According to Nielsen Media Research, the episode was seen by an estimated 9.63 million household viewers and gained a 1.7/5 ratings share among adults aged 18–49. The episode received generally positive reviews, although critics expressed frustration at the case and pace of the episode.

==Plot==
Reese (Jim Caviezel) is following their new number: Harper Rose (Annie Ilonzeh), a college student. He sees as she covers for her boyfriend Trey (Connor Hines) at his job, which turns out to be a legalized marijuana dispensary. It turns out that the dispensary serves as a center of operations for Dominic (Winston Duke).

During a money transfer, The Brotherhood is intercepted by gang members, who take their money. Reese realizes that Harper cooperated with the gang to steal the money. Her actions result in two of Dominic's men guarding a money laundering operation killed by the Parral Cartel. She confesses that she stole the money to cover her debts but her actions also put pressure on other gangs to seek retaliation. For her actions, Dominic and his men kidnap Trey to question him about the money, despite Trey being unaware of Harper's actions.

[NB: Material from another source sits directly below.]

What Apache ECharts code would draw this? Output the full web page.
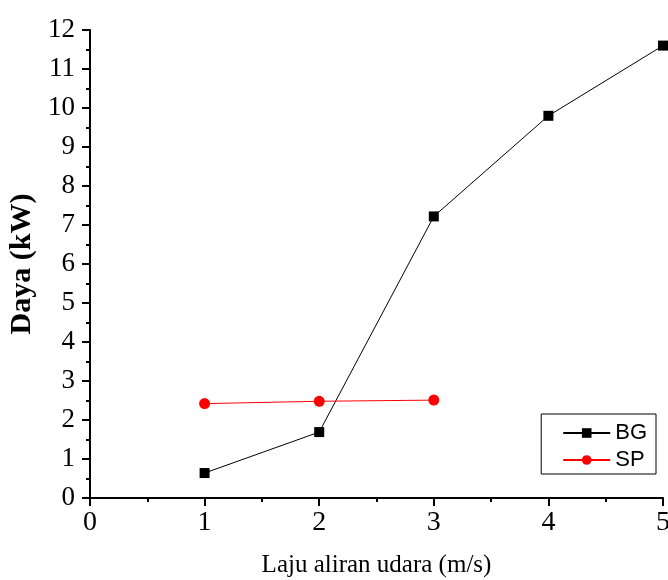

To settle the debt, Reese meets with Dominic and offers to return the money stolen by Harper in exchange for Trey and the hit being called off on Harper, but he refuses. Harper decides to visit the Estonian mafia after suggesting the plan to Reese and Finch (Michael Emerson) and tells them about Dominic's money laundering operation, and lures them to Dominic's location while Reese rescues Trey. Fusco and the NYPD arrive and arrest the Parral Cartel, initially on possessing weapons illegally. Dominic and his crew are quickly released when he produces legal documents that show their guns are registered to his private security company.

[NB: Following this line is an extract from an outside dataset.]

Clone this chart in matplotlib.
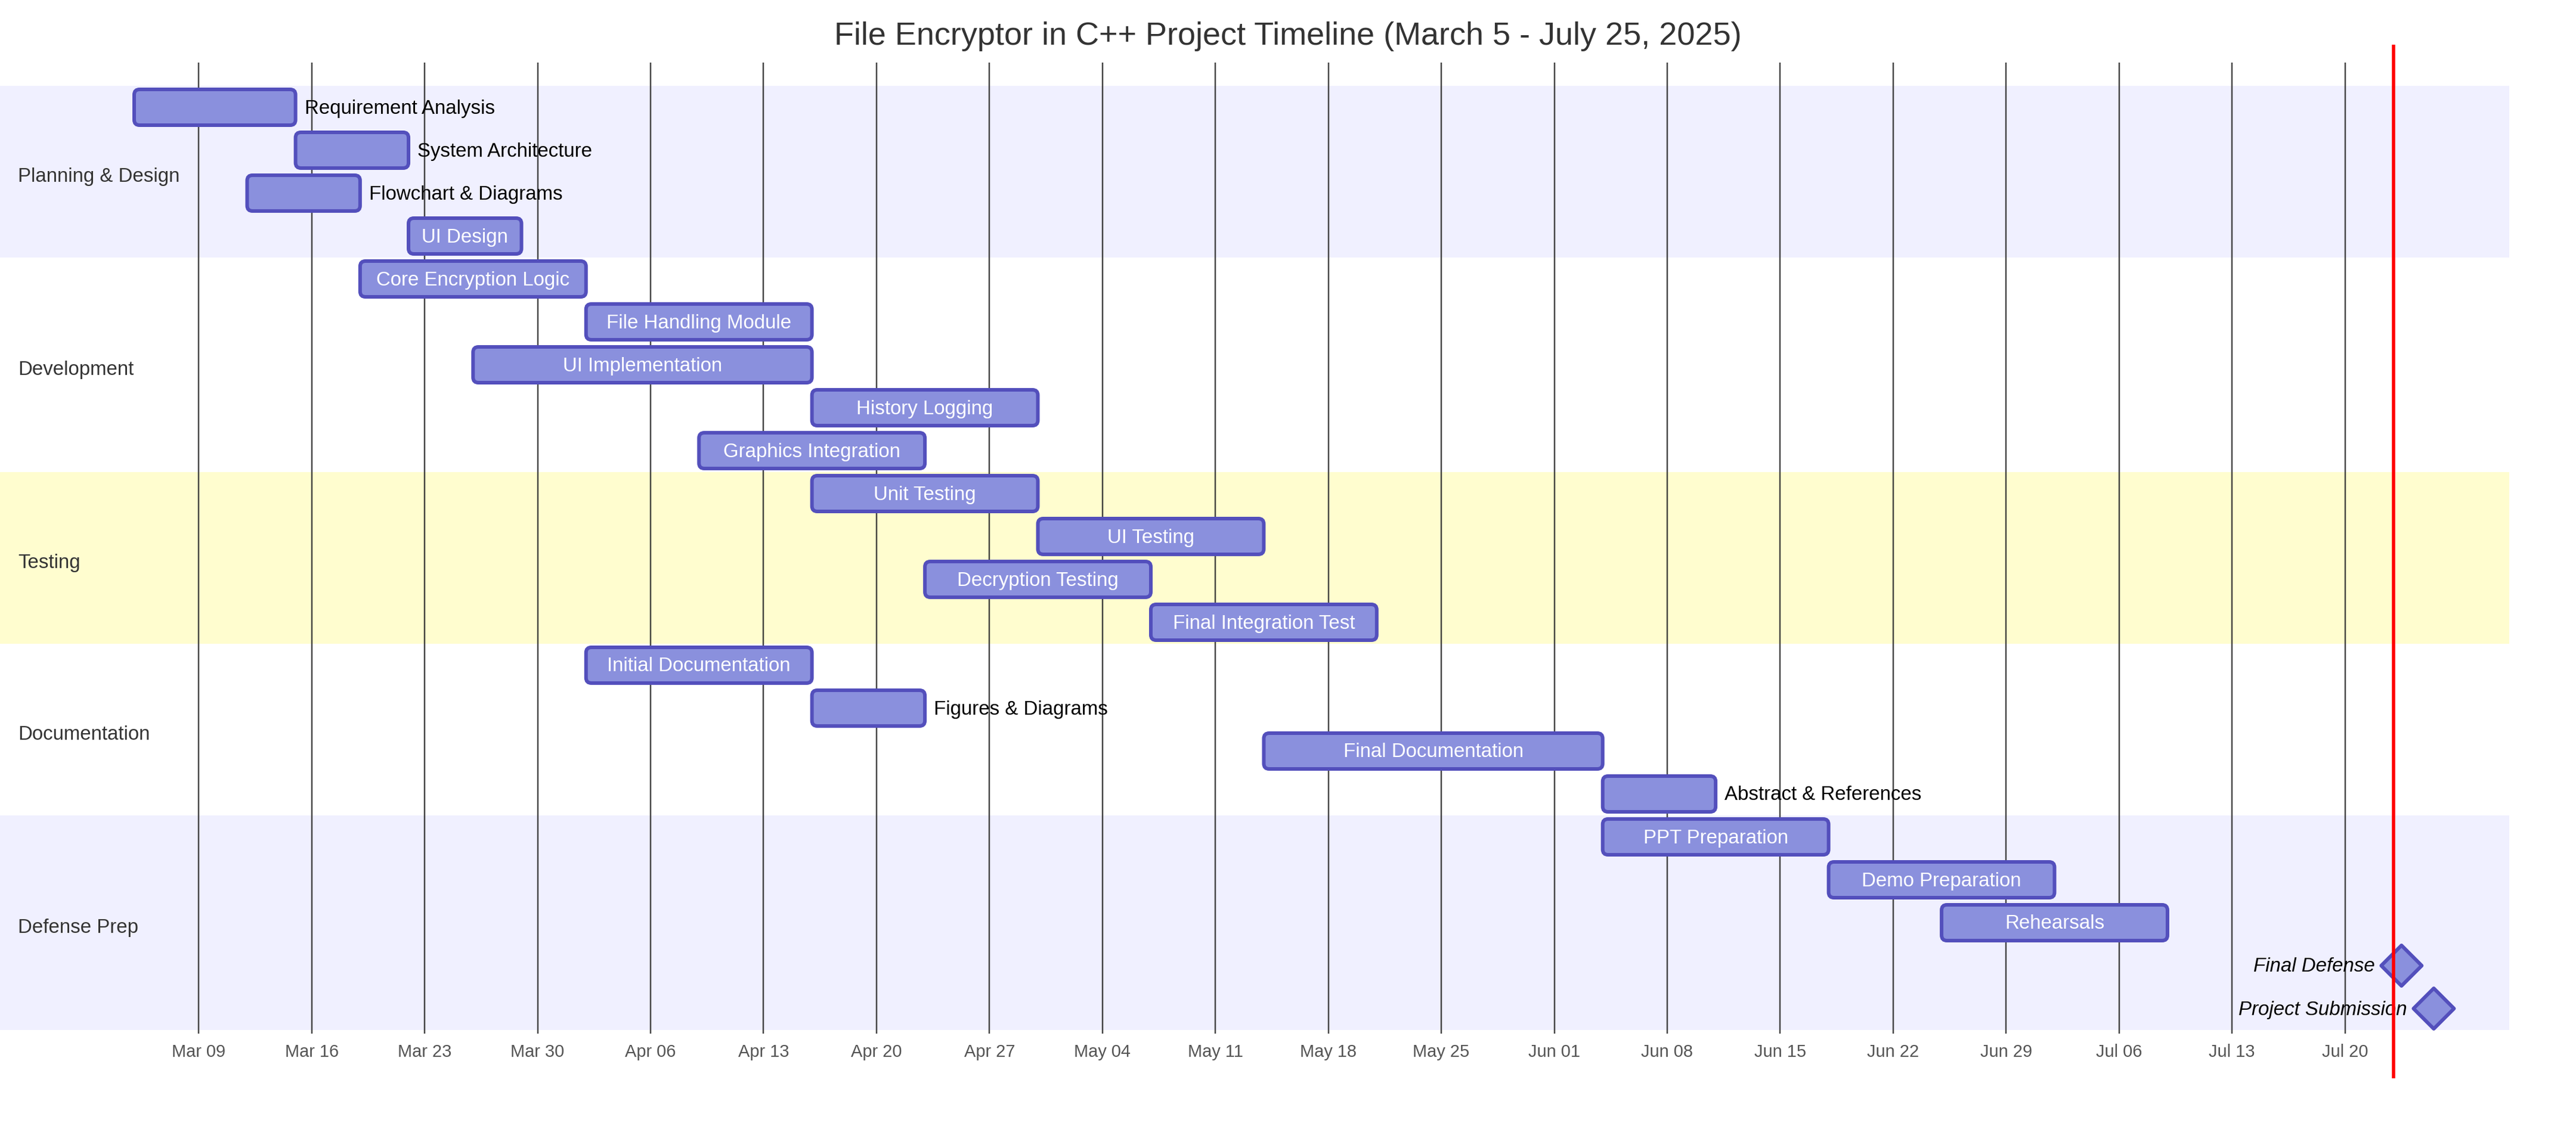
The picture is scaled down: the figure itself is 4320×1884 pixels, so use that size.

Dominic attempts to recruit Harper, who refuses, but he leaves the door open if she changes her mind. Root (Amy Acker) meets with Caleb Phipps (Luke Kleintank), who now owns a software firm. She tries to sell an application she developed at The Machine's request, which she hopes will aid in trying to defeat Samaritan. Phipps accepts her in the firm.

==Reception==
===Viewers===
In its original American broadcast, "Blunt" was seen by an estimated 9.63 million household viewers and gained a 1.7/5 ratings share among adults aged 18–49, according to Nielsen Media Research. This means that 1.7 percent of all households with televisions watched the episode, while 5 percent of all households watching television at that time watched it. This was a 5% increase in viewership from the previous episode, which was watched by 9.17 million viewers with a 1.6/5 in the 18-49 demographics. With these ratings, Person of Interest was the third most watched show on CBS for the night, behind NCIS: New Orleans and NCIS, first on its timeslot and fifth for the night in the 18-49 demographics, behind Fresh Off the Boat, NCIS: New Orleans, NCIS, and The Voice.

With Live +7 DVR factored in, the episode was watched by 13.30 million viewers with a 2.6 in the 18-49 demographics.

===Critical reviews===
"Blunt" received generally positive reviews from critics. Matt Fowler of IGN gave the episode a "great" 8 out of 10 rating and wrote in his verdict, "This was a more modest POI episode, in most every aspect. Lighter on action, suspense, and stuck with a middle-story dilemma that wasn't all that intriguing. Sure, I don't want innocent people to die, but everything hinging on Trey being rescued wasn't exactly going to suck me in. I never felt like he was in absolute peril. Especially when Dom started talking to him in depth about some of his virtual money laundering plans. Harper was a fun addition and Reese sitting down with Dom (along with the question 'Why does Elias get a pass?') was a cool moment. It just felt like something more could have come from it."

Alexa Planje of The A.V. Club gave the episode a "B−" grade and wrote, "On a dense show that operates with more than fifty shades of gray, a character like Harper and a crime plot need to achieve more than ethical complexity to stand out."